(Given material)
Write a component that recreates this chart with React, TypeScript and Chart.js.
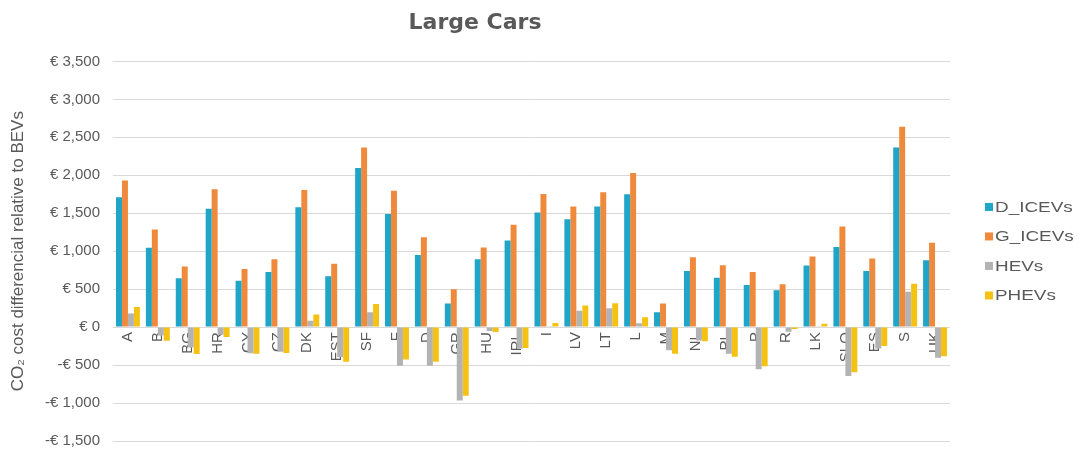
import React, { useEffect, useRef } from 'react';
import { Chart, registerables } from 'chart.js';

Chart.register(...registerables);

const categories = ['A', 'B', 'BG', 'HR', 'CY', 'CZ', 'DK', 'EST', 'SF', 'F', 'D', 'GR', 'HU', 'IRL', 'I', 'LV', 'LT', 'L', 'M', 'NL', 'PL', 'P', 'R', 'LK', 'SLO', 'ES', 'S', 'UK'];
const seriesNames = ['D_ICEVs', 'G_ICEVs', 'HEVs', 'PHEVs'];
const dIcevs = [1710, 1045, 645, 1560, 610, 725, 1580, 670, 2095, 1490, 950, 310, 895, 1140, 1510, 1420, 1590, 1750, 195, 740, 650, 555, 485, 810, 1055, 740, 2365, 880];
const gIcevs = [1930, 1285, 800, 1815, 765, 895, 1805, 835, 2365, 1795, 1185, 500, 1050, 1350, 1755, 1590, 1775, 2030, 310, 920, 815, 725, 565, 930, 1325, 905, 2640, 1110];
const hevs = [180, -110, -270, -100, -345, -325, 85, -395, 195, -510, -510, -965, -50, -280, 10, 215, 250, 50, -305, -175, -350, -555, -60, 5, -645, -280, 465, -405];
const phevs = [265, -180, -355, -130, -350, -340, 165, -455, 305, -425, -455, -905, -65, -275, 55, 285, 315, 130, -350, -185, -390, -515, -25, 45, -595, -250, 570, -385];
const seriesColors = ['#1fa5c8', '#ef8a3c', '#b3b3b3', '#f5c211'];
const yMin = -1500;
const yMax = 3500;
const yStep = 500;
const chartTitle = 'Large Cars';
const yTitle = 'CO\u2082 cost differencial relative to BEVs';

const TEXT = '#595959';
const FONT = '"Liberation Sans", Arial, sans-serif';

const sideLegend = {
  id: 'sideLegend',
  afterDraw(chart: any) {
    const { ctx, chartArea } = chart;
    const ds = chart.data.datasets;
    const spacing = 29.5;
    const cy = (chartArea.top + chartArea.bottom) / 2;
    const x0 = chartArea.right + 35;
    ctx.save();
    ctx.font = '14px ' + FONT;
    ctx.textBaseline = 'middle';
    ds.forEach((d: any, i: number) => {
      const y = cy + (i - (ds.length - 1) / 2) * spacing;
      ctx.fillStyle = d.backgroundColor;
      ctx.fillRect(x0, y - 4, 8, 8);
      ctx.save();
      ctx.translate(x0 + 10, y + 1);
      ctx.scale(1.35, 1);
      ctx.fillStyle = TEXT;
      ctx.fillText(d.label, 0, 0);
      ctx.restore();
    });
    ctx.restore();
  },
};

function formatEuro(v: number): string {
  const abs = Math.abs(v).toLocaleString('en-US');
  return v < 0 ? '-\u20AC ' + abs : '\u20AC ' + abs;
}

export default function App() {
  const ref = useRef<HTMLCanvasElement | null>(null);

  useEffect(() => {
    if (!ref.current) return;
    const values = [dIcevs, gIcevs, hevs, phevs];
    const chart = new Chart(ref.current, {
      type: 'bar',
      data: {
        labels: categories,
        datasets: seriesNames.map((name, i) => ({
          label: name,
          data: values[i],
          backgroundColor: seriesColors[i],
          borderWidth: 0,
          categoryPercentage: 0.8,
          barPercentage: 1.0,
        })),
      },
      options: {
        responsive: false,
        animation: false,
        layout: { padding: { top: 0, left: 0, right: 129, bottom: 0 } },
        plugins: {
          legend: { display: false },
          tooltip: { enabled: false },
          title: {
            display: true,
            text: chartTitle,
            color: TEXT,
            font: { family: '"DejaVu Sans", Arial, sans-serif', size: 22, weight: 'bold' },
            padding: { top: 10, bottom: 25 },
          },
        },
        scales: {
          x: {
            position: { y: 0 } as any,
            grid: { display: false, drawTicks: false },
            border: { display: false },
            ticks: {
              autoSkip: false,
              minRotation: 90,
              maxRotation: 90,
              padding: 5,
              color: TEXT,
              font: { family: FONT, size: 15 },
            },
          },
          y: {
            min: yMin,
            max: yMax,
            afterFit: (scale: any) => {
              scale.width = 113;
            },
            grid: { color: '#d9d9d9', drawTicks: true, tickLength: 13, tickColor: 'rgba(0,0,0,0)', lineWidth: 1 },
            border: { display: false },
            ticks: {
              stepSize: yStep,
              padding: 0,
              color: TEXT,
              font: { family: FONT, size: 15 },
              callback: (v: any) => formatEuro(Number(v)),
            },
            title: {
              display: true,
              text: yTitle,
              color: TEXT,
              font: { family: FONT, size: 17 },
              padding: { top: 8, bottom: 0 },
            },
          },
        },
      },
      plugins: [sideLegend],
    });
    return () => chart.destroy();
  }, []);

  return (
    <div style={{ position: 'fixed', left: 0, top: 0, width: 1079, height: 450, background: '#fff' }}>
      <canvas ref={ref} width={1079} height={450} style={{ display: 'block' }} />
    </div>
  );
}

(Goal of the exercise)
Every line is to be duplicated exactly, though pictures stay out.

(Solution to this task)
Write a component that recreates this chart with React, TypeScript and Chart.js.
import React, { useEffect, useRef } from 'react';
import { Chart, registerables } from 'chart.js';

Chart.register(...registerables);

const categories = ['A', 'B', 'BG', 'HR', 'CY', 'CZ', 'DK', 'EST', 'SF', 'F', 'D', 'GR', 'HU', 'IRL', 'I', 'LV', 'LT', 'L', 'M', 'NL', 'PL', 'P', 'R', 'LK', 'SLO', 'ES', 'S', 'UK'];
const seriesNames = ['D_ICEVs', 'G_ICEVs', 'HEVs', 'PHEVs'];
const dIcevs = [1710, 1045, 645, 1560, 610, 725, 1580, 670, 2095, 1490, 950, 310, 895, 1140, 1510, 1420, 1590, 1750, 195, 740, 650, 555, 485, 810, 1055, 740, 2365, 880];
const gIcevs = [1930, 1285, 800, 1815, 765, 895, 1805, 835, 2365, 1795, 1185, 500, 1050, 1350, 1755, 1590, 1775, 2030, 310, 920, 815, 725, 565, 930, 1325, 905, 2640, 1110];
const hevs = [180, -110, -270, -100, -345, -325, 85, -395, 195, -510, -510, -965, -50, -280, 10, 215, 250, 50, -305, -175, -350, -555, -60, 5, -645, -280, 465, -405];
const phevs = [265, -180, -355, -130, -350, -340, 165, -455, 305, -425, -455, -905, -65, -275, 55, 285, 315, 130, -350, -185, -390, -515, -25, 45, -595, -250, 570, -385];
const seriesColors = ['#1fa5c8', '#ef8a3c', '#b3b3b3', '#f5c211'];
const yMin = -1500;
const yMax = 3500;
const yStep = 500;
const chartTitle = 'Large Cars';
const yTitle = 'CO\u2082 cost differencial relative to BEVs';

const TEXT = '#595959';
const FONT = '"Liberation Sans", Arial, sans-serif';

const sideLegend = {
  id: 'sideLegend',
  afterDraw(chart: any) {
    const { ctx, chartArea } = chart;
    const ds = chart.data.datasets;
    const spacing = 29.5;
    const cy = (chartArea.top + chartArea.bottom) / 2;
    const x0 = chartArea.right + 35;
    ctx.save();
    ctx.font = '14px ' + FONT;
    ctx.textBaseline = 'middle';
    ds.forEach((d: any, i: number) => {
      const y = cy + (i - (ds.length - 1) / 2) * spacing;
      ctx.fillStyle = d.backgroundColor;
      ctx.fillRect(x0, y - 4, 8, 8);
      ctx.save();
      ctx.translate(x0 + 10, y + 1);
      ctx.scale(1.35, 1);
      ctx.fillStyle = TEXT;
      ctx.fillText(d.label, 0, 0);
      ctx.restore();
    });
    ctx.restore();
  },
};

function formatEuro(v: number): string {
  const abs = Math.abs(v).toLocaleString('en-US');
  return v < 0 ? '-\u20AC ' + abs : '\u20AC ' + abs;
}

export default function App() {
  const ref = useRef<HTMLCanvasElement | null>(null);

  useEffect(() => {
    if (!ref.current) return;
    const values = [dIcevs, gIcevs, hevs, phevs];
    const chart = new Chart(ref.current, {
      type: 'bar',
      data: {
        labels: categories,
        datasets: seriesNames.map((name, i) => ({
          label: name,
          data: values[i],
          backgroundColor: seriesColors[i],
          borderWidth: 0,
          categoryPercentage: 0.8,
          barPercentage: 1.0,
        })),
      },
      options: {
        responsive: false,
        animation: false,
        layout: { padding: { top: 0, left: 0, right: 129, bottom: 0 } },
        plugins: {
          legend: { display: false },
          tooltip: { enabled: false },
          title: {
            display: true,
            text: chartTitle,
            color: TEXT,
            font: { family: '"DejaVu Sans", Arial, sans-serif', size: 22, weight: 'bold' },
            padding: { top: 10, bottom: 25 },
          },
        },
        scales: {
          x: {
            position: { y: 0 } as any,
            grid: { display: false, drawTicks: false },
            border: { display: false },
            ticks: {
              autoSkip: false,
              minRotation: 90,
              maxRotation: 90,
              padding: 5,
              color: TEXT,
              font: { family: FONT, size: 15 },
            },
          },
          y: {
            min: yMin,
            max: yMax,
            afterFit: (scale: any) => {
              scale.width = 113;
            },
            grid: { color: '#d9d9d9', drawTicks: true, tickLength: 13, tickColor: 'rgba(0,0,0,0)', lineWidth: 1 },
            border: { display: false },
            ticks: {
              stepSize: yStep,
              padding: 0,
              color: TEXT,
              font: { family: FONT, size: 15 },
              callback: (v: any) => formatEuro(Number(v)),
            },
            title: {
              display: true,
              text: yTitle,
              color: TEXT,
              font: { family: FONT, size: 17 },
              padding: { top: 8, bottom: 0 },
            },
          },
        },
      },
      plugins: [sideLegend],
    });
    return () => chart.destroy();
  }, []);

  return (
    <div style={{ position: 'fixed', left: 0, top: 0, width: 1079, height: 450, background: '#fff' }}>
      <canvas ref={ref} width={1079} height={450} style={{ display: 'block' }} />
    </div>
  );
}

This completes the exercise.